The Nigerian government has suspended all ASky Airline flight operations to Nigeria over the transportation of an Ebola virus victim into the country.
Benedict Adeyileka, acting director-general of Nigerian Civil Aviation Authority (NCAA) announced the decision in a statement in Lagos, the nation’s economic hub.
The west African nation regulatory authority had to take the action to protect Nigerians from the deadly Ebola virus, currently ravaging some parts of Africa, the director general said.
ASky Airline is an important player in East, West and Central Africa, operating 80 flights into Lagos and Abuja weekly.
The airline last week flew a Liberian infected with Ebola virus into Lagos, where he died.

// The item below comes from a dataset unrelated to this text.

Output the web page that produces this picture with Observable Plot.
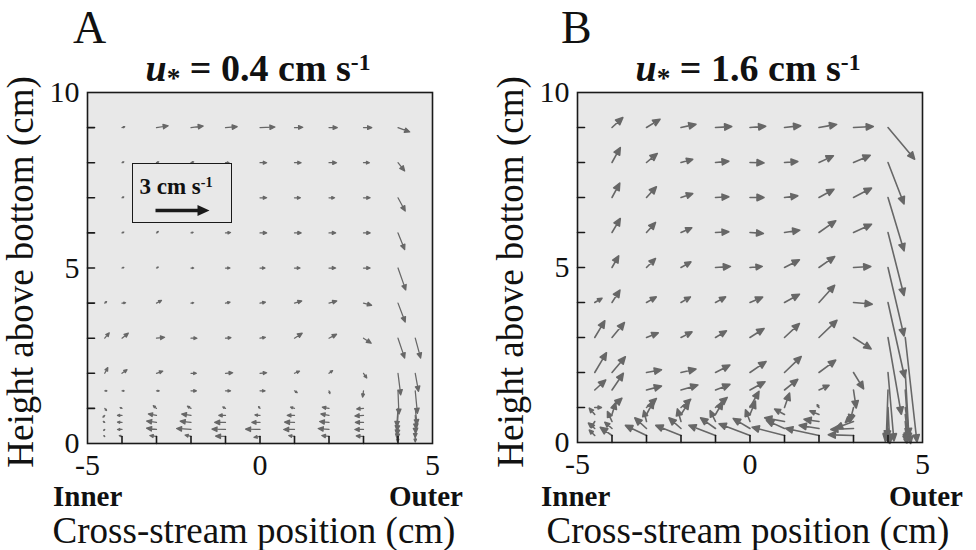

According to him, the airline manager did not demonstrate any capacity to be able to prevent a reoccurrence or possible transportation of Ebola victims into Nigeria.
This is contrary to the provision of Article 14 of the Chicago Convention, 1944, which states that “each contracting State agrees to take effective measures to prevent the spread by means of air navigation, of cholera.”
Also of typhus, smallpox, yellow fever, plague and such other communicable diseases as the contracting state shall from time to time decide to designate.
The International Civil Aviation Organization has similarly prescribed measures in Annex 9 to the Convention which a state must take to prevent the spread of communicable disease in the event of an outbreak.
The Nigerian official added that the lives of millions of Nigerians were too precious to be risked on the platter of negligence of an airline.